A week, they say, is a long time in politics. Five minutes, as I was to discover this morning, is a long time in butterfly counting.

It was a glorious day this morning and I would have taken some photographs but I got caught up with something else, we had chickens to look after, then a visitor called and we didn’t get on with the count until lunch.

As I stepped out onto the decking I knew we had a problem. It was cool, overcast, and the numerous butterflies I’d seen in the morning had all gone. I suppose the totals were more typical of the actual activity of butterflies, as we tend to count on good days, when there are plenty of butterflies about, thus manipulating the figures by accident.

Count 1

12.30 – 12.45 Monday 1st August.

Temperature: 19 degrees C

Wind: 6 kph from the SSE

Red Admiral – 1

Peacock – 2

Small White – 2

No sooner had we finished than the sun started to break through, the temperature rose noticeably and, though the wind remained gusty, the butterflies emerged.

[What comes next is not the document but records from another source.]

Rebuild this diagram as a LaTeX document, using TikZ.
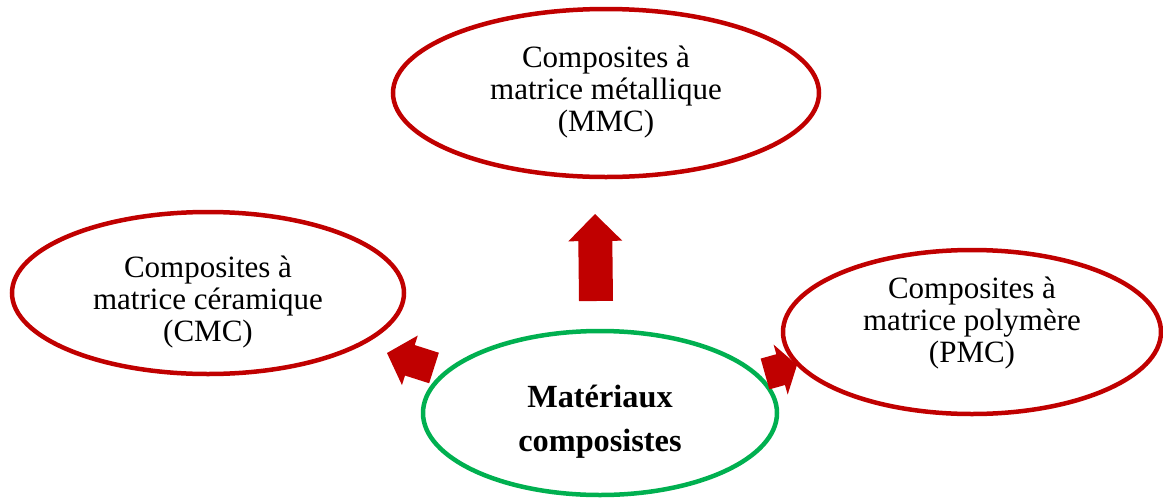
\documentclass[tikz,border=0pt]{standalone}
\usepackage{fontspec}
\setmainfont{Liberation Serif}
\usetikzlibrary{shapes.geometric,calc}
\definecolor{darkred}{HTML}{C00000}
\definecolor{kgreen}{HTML}{00B050}
\tikzset{
  oval/.style={ellipse, draw=darkred, line width=4.5pt, inner sep=0pt},
  core/.style={ellipse, draw=kgreen, line width=4.5pt, inner sep=0pt},
  label/.style={align=center, font=\fontsize{31}{32}\selectfont, inner sep=0pt},
  biglabel/.style={align=center, font=\bfseries\fontsize{32.3}{44}\selectfont, inner sep=0pt},
  block/.style={fill=darkred}
}
% block arrow from #1 (tail) to #2 (tip): shaft half width #3, head half width #4, head length #5
\newcommand{\blockarrow}[5]{%
  \coordinate (ba-b) at ($(#2)!#5pt!(#1)$);
  \fill[block] ($(#1)!#3pt!90:(#2)$) -- ($(ba-b)!#3pt!-90:(#1)$) -- ($(ba-b)!#4pt!-90:(#1)$)
    -- (#2) -- ($(ba-b)!#4pt!90:(#1)$) -- ($(ba-b)!#3pt!90:(#1)$) -- ($(#1)!#3pt!-90:(#2)$) -- cycle;
}
\begin{document}
\begin{tikzpicture}[x=1pt,y=-1pt]
\useasboundingbox (0,0) rectangle (1163,499);

\node[oval, minimum width=426pt, minimum height=168pt] (mmc) at (606,93) {};
\node[oval, minimum width=392pt, minimum height=162pt] (cmc) at (208,293) {};
\node[oval, minimum width=378pt, minimum height=164pt] (pmc) at (972,332) {};
\node[core, minimum width=354pt, minimum height=164pt] (mat) at (600,413) {};

\node[label] (tmmc) at (606,92) {Composites à\\matrice métallique\\(MMC)};
\node[label] (tcmc) at (208,302) {Composites à\\matrice céramique\\(CMC)};
\node[label] (tpmc) at (972,323) {Composites à\\matrice polymère\\(PMC)};
\node[biglabel] (tmat) at (600,422) {Matériaux\\composistes};

% arrows pointing from the core outwards
\coordinate (up-t) at (596,301);
\coordinate (up-h) at (595,214);
\coordinate (lf-t) at (434,368);
\coordinate (lf-h) at (387,353);
\coordinate (rt-t) at (765,374);
\coordinate (rt-h) at (797,365);
\blockarrow{up-t}{up-h}{17}{27}{27}
\blockarrow{lf-t}{lf-h}{16}{26}{24}
\blockarrow{rt-t}{rt-h}{16}{26}{17}
\end{tikzpicture}
\end{document}
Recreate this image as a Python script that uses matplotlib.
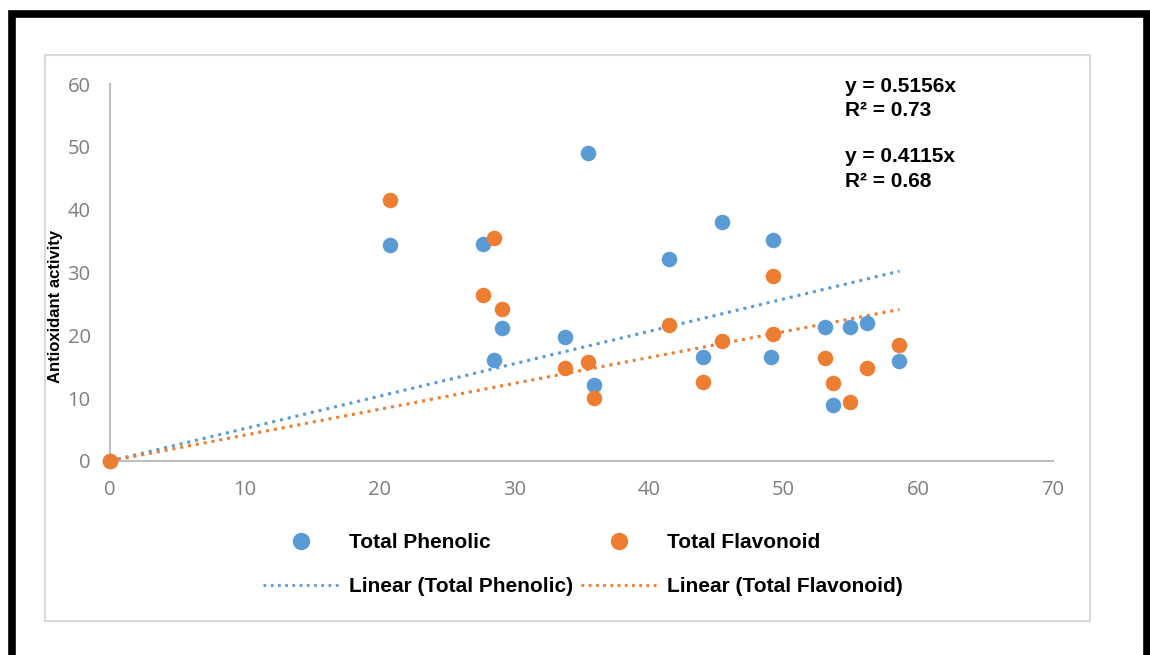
import matplotlib.pyplot as plt
from matplotlib.lines import Line2D
from matplotlib.patches import Rectangle
import numpy as np

# values
phenolic_x = [0, 20.8, 27.7, 29.1, 28.5, 33.8, 35.5, 35.9, 41.5, 44.0, 45.4, 49.2, 49.1, 53.1, 53.7, 54.9, 56.2, 58.6]
phenolic_y = [0, 34.4, 34.6, 21.2, 16.1, 19.7, 49.0, 12.1, 32.2, 16.6, 38.1, 35.2, 16.6, 21.3, 8.9, 21.3, 22.0, 15.9]
flavonoid_x = [0, 20.8, 27.7, 28.5, 29.1, 33.8, 35.5, 35.9, 41.5, 44.0, 45.4, 49.2, 49.2, 53.1, 53.7, 54.9, 56.2, 58.6]
flavonoid_y = [0, 41.6, 26.4, 35.5, 24.2, 14.8, 15.8, 10.0, 21.7, 12.6, 19.1, 29.5, 20.2, 16.4, 12.4, 9.4, 14.8, 18.5]
slope_phen = 0.5156
slope_flav = 0.4115
r2_phen = 0.73
r2_flav = 0.68

blue = '#5B9BD5'
orange = '#ED7D31'

fig = plt.figure(figsize=(11.5, 6.55), dpi=100)
ax = fig.add_axes([110/1150, 1-461/655, (1053-110)/1150, (461-84)/655])

# trend lines through the origin
xl = np.array([0, max(phenolic_x)])
ax.plot(xl, slope_phen*xl, linestyle=(0, (1, 1.6)), color=blue, lw=2.2, zorder=2)
xl2 = np.array([0, max(flavonoid_x)])
ax.plot(xl2, slope_flav*xl2, linestyle=(0, (1, 1.6)), color=orange, lw=2.2, zorder=2)

ax.scatter(phenolic_x, phenolic_y, s=125, color=blue, zorder=3, linewidths=0, clip_on=False)
ax.scatter(flavonoid_x, flavonoid_y, s=125, color=orange, zorder=4, linewidths=0, clip_on=False)

ax.set_xlim(0, 70)
ax.set_ylim(0, 60)
ax.set_xticks(range(0, 71, 10))
ax.set_yticks(range(0, 61, 10))
for s in ['top', 'right']:
    ax.spines[s].set_visible(False)
for s in ['left', 'bottom']:
    ax.spines[s].set_color('#BFBFBF')
    ax.spines[s].set_linewidth(1.5)
ax.tick_params(length=0, labelsize=14.5, labelcolor='#7F7F7F', pad=14)
for lab in ax.get_xticklabels() + ax.get_yticklabels():
    lab.set_family('Open Sans')
ax.patch.set_alpha(0)

fig.text(56/1150, 1-306/655, 'Antioxidant activity', rotation=90, ha='center', va='center',
         fontsize=12, fontweight='bold', family='Liberation Sans')

# equations
eq_kw = dict(fontsize=15, fontweight='bold', family='Liberation Sans', ha='left', va='center')
fig.text(845/1150, 1-86/655, 'y = %.4fx' % slope_phen, **eq_kw)
fig.text(845/1150, 1-110/655, 'R² = %.2f' % r2_phen, **eq_kw)
fig.text(845/1150, 1-156/655, 'y = %.4fx' % slope_flav, **eq_kw)
fig.text(845/1150, 1-181/655, 'R² = %.2f' % r2_flav, **eq_kw)

# legend
h_phen = Line2D([], [], marker='o', color=blue, linestyle='none', markersize=11.5)
h_flav = Line2D([], [], marker='o', color=orange, linestyle='none', markersize=11.5)
h_lphen = Line2D([], [], color=blue, linestyle=(0, (1, 1.6)), lw=2)
h_lflav = Line2D([], [], color=orange, linestyle=(0, (1, 1.6)), lw=2)
fig.legend([h_phen, h_lphen, h_flav, h_lflav],
           ['Total Phenolic', 'Linear (Total Phenolic)', 'Total Flavonoid', 'Linear (Total Flavonoid)'],
           ncol=2, loc='center', bbox_to_anchor=(583/1150, 1-565/655), frameon=False,
           prop={'family': 'Liberation Sans', 'weight': 'bold', 'size': 15},
           handlelength=3.6, columnspacing=0.4, labelspacing=1.2, handletextpad=0.5)

# borders
fig.patches.append(Rectangle((45/1150, 1-621/655), (1090-45)/1150, (621-55)/655,
                             transform=fig.transFigure, fill=False, edgecolor='#D9D9D9', lw=1.5))
fig.patches.append(Rectangle((11.5/1150, -0.05), (1147-11.5)/1150, 1.05-13.5/655,
                             transform=fig.transFigure, fill=False, edgecolor='black', lw=5.5))

fig.savefig('out.png', dpi=100)
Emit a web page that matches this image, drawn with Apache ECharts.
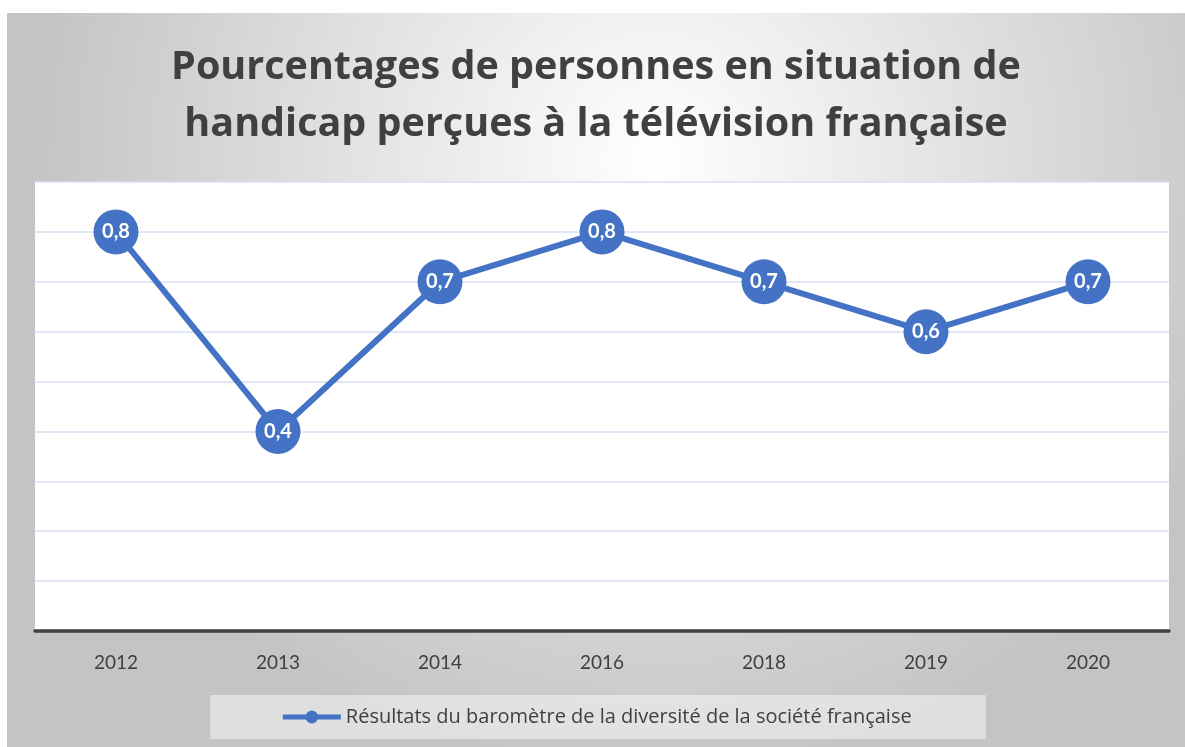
<!DOCTYPE html>
<html lang="fr">
<head>
    <meta charset="UTF-8">
    <title>Handicap à la télévision</title>
    <script src="https://cdn.jsdelivr.net/npm/echarts@6/dist/echarts.min.js"></script>
    <style>
        body { margin: 0; background: #fff; }
        #chart { position: absolute; left: 7px; top: 13px; width: 1178px; height: 734px; }
    </style>
</head>
<body>
    <div id="chart"></div>
    <script>
        const years = ['2012', '2013', '2014', '2016', '2018', '2019', '2020'];
        const values = [0.8, 0.4, 0.7, 0.8, 0.7, 0.6, 0.7];
        const seriesName = 'Résultats du baromètre de la diversité de la société française';

        const myChart = echarts.init(document.getElementById('chart'));
        const font = 'Lato, "Open Sans", sans-serif';
        const wide = '"Open Sans", Lato, sans-serif';

        const option = {
            backgroundColor: {
                type: 'radial', x: 0.55, y: 0.2, r: 0.85,
                colorStops: [
                    { offset: 0, color: '#ffffff' },
                    { offset: 1, color: '#c4c4c4' }
                ]
            },
            title: {
                text: 'Pourcentages de personnes en situation de\nhandicap perçues à la télévision française',
                left: 'center',
                top: 21,
                textStyle: {
                    fontFamily: wide,
                    fontSize: 39.5,
                    fontWeight: 'bold',
                    color: '#404040',
                    lineHeight: 57
                }
            },
            grid: {
                left: 28, right: 16, top: 169, bottom: 116,
                show: true,
                backgroundColor: '#ffffff',
                borderWidth: 0
            },
            legend: {
                bottom: 8,
                left: 'center',
                padding: [12, 74, 12, 70],
                backgroundColor: 'rgba(245,245,245,0.55)',
                itemWidth: 58,
                itemHeight: 16,
                itemGap: 4,
                lineStyle: { width: 5 },
                textStyle: { fontFamily: wide, fontSize: 20, color: '#404040' },
                data: [seriesName]
            },
            xAxis: {
                type: 'category',
                data: years,
                axisLine: { lineStyle: { color: '#404040', width: 3.5 } },
                axisTick: { show: false },
                axisLabel: { fontFamily: font, fontSize: 19, color: '#404040', margin: 22 }
            },
            yAxis: {
                type: 'value',
                min: 0, max: 0.9, interval: 0.1,
                axisLabel: { show: false },
                axisLine: { show: false },
                axisTick: { show: false },
                splitLine: { lineStyle: { color: '#d6e0f2', width: 1.5 } }
            },
            series: [{
                name: seriesName,
                type: 'line',
                data: values,
                symbol: 'circle',
                symbolSize: 45,
                lineStyle: { color: '#4472c4', width: 6 },
                itemStyle: { color: '#4472c4' },
                label: {
                    show: true,
                    position: 'inside',
                    fontFamily: font,
                    fontSize: 20,
                    fontWeight: 'bold',
                    color: '#ffffff',
                    formatter: p => String(p.value).replace('.', ',')
                }
            }]
        };
        myChart.setOption(option);
    </script>
</body>
</html>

It was like one of the those Old Testament moments in a black and white film. There was no pointing finger and no portentous music, but there was a definite change in the sky and things started to happen.

Count 2

12.45 – 01.00 Monday 1st August.

Temperature: 21 degrees C (may have been more at one point, but that’s what it was by the time I got back to the weather station display.

Wind: 3 – 9 kph from the SSE (that’s a guess, but it was both weaker and stronger than during the original count).

Red Admiral – 3

Peacock – 6

Small White – 2

Large White – 5

Gatekeeper – 1

Small Tortoiseshell – 1

Painted Lady – 1

That’s quite a difference, in numbers and variety. If it had been a more gradual change I’d have missed it by going inside for dinner before the activity started.

Birds have been gradually coming back with goldfinches and blue tits on the feeders and pied wagtails on the grass. There are wrens and Green Woodpeckers in the trees. I have a picture of an immature bird that I thought was a dunnock, then a robin, then…

The immature ones can be tricky.

I’m going to take a chance and say it’s a dunnock.